[Plotting code records]
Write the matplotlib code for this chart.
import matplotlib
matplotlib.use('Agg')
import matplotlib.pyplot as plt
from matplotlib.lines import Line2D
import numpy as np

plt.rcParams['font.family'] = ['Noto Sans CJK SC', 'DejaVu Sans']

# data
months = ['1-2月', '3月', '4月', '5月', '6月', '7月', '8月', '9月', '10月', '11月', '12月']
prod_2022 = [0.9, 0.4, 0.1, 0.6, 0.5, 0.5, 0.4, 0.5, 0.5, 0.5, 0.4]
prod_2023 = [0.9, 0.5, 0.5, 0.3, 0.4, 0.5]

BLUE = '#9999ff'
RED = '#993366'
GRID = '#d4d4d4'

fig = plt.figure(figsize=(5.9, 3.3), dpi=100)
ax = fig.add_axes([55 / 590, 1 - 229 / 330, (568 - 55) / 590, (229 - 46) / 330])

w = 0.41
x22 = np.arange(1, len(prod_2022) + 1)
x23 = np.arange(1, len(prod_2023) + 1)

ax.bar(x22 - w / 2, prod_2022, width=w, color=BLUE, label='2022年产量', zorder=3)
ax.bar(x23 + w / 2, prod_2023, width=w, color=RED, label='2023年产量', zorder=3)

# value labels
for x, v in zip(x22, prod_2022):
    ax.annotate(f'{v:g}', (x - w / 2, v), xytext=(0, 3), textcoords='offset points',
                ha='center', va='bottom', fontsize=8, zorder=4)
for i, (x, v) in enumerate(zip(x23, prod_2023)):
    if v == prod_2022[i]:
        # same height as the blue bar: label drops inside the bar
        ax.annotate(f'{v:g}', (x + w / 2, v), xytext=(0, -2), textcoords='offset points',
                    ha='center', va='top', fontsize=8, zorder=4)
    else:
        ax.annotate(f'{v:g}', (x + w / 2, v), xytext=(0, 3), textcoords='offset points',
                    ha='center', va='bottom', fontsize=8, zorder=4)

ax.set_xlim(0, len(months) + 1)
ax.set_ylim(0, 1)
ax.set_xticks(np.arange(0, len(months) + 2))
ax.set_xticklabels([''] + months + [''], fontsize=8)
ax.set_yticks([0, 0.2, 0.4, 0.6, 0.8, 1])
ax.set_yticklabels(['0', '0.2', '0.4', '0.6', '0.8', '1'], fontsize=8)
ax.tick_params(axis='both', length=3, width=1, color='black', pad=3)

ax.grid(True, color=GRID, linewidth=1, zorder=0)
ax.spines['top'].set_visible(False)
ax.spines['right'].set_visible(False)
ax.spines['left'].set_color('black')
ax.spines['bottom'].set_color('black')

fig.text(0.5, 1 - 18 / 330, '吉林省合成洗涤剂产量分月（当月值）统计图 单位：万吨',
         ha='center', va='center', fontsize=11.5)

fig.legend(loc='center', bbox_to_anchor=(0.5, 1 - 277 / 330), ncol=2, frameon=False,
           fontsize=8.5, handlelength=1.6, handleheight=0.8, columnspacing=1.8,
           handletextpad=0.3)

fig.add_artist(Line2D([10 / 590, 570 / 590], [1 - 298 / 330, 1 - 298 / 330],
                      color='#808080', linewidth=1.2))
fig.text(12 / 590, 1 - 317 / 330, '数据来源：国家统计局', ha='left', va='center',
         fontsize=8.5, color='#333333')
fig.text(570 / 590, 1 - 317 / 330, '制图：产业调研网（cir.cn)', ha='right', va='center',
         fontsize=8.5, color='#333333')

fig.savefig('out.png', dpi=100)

* * *

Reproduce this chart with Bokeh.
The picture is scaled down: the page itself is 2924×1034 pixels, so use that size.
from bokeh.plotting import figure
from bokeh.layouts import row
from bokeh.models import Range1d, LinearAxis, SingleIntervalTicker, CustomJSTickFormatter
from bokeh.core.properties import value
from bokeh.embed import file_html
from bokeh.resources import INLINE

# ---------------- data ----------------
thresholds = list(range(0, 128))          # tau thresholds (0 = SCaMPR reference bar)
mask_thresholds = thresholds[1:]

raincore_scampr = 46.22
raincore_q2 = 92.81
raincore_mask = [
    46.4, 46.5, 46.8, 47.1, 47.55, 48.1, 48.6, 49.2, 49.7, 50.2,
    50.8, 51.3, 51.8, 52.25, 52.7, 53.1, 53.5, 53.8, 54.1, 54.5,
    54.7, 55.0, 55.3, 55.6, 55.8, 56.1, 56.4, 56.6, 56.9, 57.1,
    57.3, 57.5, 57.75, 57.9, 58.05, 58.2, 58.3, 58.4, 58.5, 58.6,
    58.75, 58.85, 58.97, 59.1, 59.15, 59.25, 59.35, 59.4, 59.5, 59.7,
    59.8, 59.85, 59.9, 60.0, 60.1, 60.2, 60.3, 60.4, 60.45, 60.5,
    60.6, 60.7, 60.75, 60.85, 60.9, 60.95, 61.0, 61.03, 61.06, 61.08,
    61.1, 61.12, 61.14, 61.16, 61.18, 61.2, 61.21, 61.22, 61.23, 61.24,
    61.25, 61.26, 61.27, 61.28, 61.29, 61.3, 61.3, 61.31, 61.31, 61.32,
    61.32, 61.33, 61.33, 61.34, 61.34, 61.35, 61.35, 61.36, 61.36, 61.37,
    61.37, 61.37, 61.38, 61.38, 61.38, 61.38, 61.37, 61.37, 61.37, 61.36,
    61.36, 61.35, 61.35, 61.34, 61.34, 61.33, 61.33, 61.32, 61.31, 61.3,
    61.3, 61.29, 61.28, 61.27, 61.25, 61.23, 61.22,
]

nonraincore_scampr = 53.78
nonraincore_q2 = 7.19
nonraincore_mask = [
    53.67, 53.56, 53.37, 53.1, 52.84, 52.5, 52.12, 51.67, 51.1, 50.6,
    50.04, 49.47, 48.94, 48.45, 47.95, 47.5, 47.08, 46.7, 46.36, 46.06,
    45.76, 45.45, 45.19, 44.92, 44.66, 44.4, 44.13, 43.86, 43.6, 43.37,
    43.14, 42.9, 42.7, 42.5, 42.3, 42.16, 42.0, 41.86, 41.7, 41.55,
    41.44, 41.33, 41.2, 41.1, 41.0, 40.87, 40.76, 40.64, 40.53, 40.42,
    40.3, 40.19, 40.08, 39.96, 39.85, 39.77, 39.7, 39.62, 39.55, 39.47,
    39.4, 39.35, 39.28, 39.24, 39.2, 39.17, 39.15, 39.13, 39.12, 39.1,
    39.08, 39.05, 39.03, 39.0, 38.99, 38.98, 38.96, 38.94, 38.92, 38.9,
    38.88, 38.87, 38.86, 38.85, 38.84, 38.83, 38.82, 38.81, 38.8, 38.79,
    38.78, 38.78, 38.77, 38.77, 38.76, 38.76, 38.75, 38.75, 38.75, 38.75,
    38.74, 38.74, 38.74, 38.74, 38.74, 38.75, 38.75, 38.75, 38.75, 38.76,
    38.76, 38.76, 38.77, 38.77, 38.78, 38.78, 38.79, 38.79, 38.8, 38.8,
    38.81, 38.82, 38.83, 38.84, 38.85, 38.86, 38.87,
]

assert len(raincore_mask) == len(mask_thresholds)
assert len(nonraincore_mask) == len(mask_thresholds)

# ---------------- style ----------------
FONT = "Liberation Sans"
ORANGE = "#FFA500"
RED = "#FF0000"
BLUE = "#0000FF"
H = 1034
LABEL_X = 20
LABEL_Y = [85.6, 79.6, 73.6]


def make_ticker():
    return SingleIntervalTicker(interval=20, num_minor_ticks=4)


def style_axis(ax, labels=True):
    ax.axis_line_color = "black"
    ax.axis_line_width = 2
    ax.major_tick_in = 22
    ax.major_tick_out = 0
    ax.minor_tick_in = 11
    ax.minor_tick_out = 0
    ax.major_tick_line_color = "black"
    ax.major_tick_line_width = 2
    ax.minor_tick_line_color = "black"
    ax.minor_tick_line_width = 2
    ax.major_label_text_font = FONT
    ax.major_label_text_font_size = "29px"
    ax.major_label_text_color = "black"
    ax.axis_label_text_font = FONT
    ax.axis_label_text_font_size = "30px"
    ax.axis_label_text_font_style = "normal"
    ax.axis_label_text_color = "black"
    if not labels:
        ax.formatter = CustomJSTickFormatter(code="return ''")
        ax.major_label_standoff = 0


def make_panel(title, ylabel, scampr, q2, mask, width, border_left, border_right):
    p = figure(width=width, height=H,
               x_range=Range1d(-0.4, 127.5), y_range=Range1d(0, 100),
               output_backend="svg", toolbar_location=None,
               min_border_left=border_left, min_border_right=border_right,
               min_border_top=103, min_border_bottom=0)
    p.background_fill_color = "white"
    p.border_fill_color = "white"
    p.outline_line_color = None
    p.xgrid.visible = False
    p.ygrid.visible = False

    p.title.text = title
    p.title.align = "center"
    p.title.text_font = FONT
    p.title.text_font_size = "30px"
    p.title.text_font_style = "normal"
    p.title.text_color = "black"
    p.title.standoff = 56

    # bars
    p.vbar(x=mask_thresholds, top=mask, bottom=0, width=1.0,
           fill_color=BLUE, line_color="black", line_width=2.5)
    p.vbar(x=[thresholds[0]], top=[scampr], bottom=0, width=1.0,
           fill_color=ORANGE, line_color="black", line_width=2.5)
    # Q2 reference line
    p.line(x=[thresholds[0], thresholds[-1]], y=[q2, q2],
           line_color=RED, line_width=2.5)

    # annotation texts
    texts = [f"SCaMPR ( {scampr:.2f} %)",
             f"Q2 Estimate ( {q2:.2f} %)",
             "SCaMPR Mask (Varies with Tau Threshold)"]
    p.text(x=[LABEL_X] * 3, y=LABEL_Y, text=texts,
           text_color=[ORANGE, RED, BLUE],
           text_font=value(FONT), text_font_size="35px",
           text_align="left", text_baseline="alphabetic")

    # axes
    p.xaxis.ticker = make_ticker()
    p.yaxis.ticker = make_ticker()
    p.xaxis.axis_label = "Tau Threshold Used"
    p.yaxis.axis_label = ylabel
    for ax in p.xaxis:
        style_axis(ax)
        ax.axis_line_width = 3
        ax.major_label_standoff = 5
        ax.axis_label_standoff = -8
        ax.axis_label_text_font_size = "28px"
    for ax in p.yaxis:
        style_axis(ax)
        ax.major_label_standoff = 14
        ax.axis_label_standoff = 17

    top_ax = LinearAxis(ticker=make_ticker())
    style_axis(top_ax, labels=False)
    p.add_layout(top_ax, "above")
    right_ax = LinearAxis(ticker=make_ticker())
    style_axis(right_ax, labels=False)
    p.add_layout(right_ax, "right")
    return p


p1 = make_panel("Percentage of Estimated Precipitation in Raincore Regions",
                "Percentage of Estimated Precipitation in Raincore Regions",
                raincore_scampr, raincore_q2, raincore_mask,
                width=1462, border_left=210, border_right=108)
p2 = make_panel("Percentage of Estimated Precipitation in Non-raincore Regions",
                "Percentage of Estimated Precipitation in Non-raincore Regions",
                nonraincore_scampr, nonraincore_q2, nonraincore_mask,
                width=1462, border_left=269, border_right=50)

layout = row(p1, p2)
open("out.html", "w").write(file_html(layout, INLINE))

- Your instructions
Give the exact lines, and only those, from the line containing "Reproduce this chart with Bokeh." through the line containing "mask_thresholds = thresholds[1:]" in the entries above.

- Result
Reproduce this chart with Bokeh.
The picture is scaled down: the page itself is 2924×1034 pixels, so use that size.
from bokeh.plotting import figure
from bokeh.layouts import row
from bokeh.models import Range1d, LinearAxis, SingleIntervalTicker, CustomJSTickFormatter
from bokeh.core.properties import value
from bokeh.embed import file_html
from bokeh.resources import INLINE

# ---------------- data ----------------
thresholds = list(range(0, 128))          # tau thresholds (0 = SCaMPR reference bar)
mask_thresholds = thresholds[1:]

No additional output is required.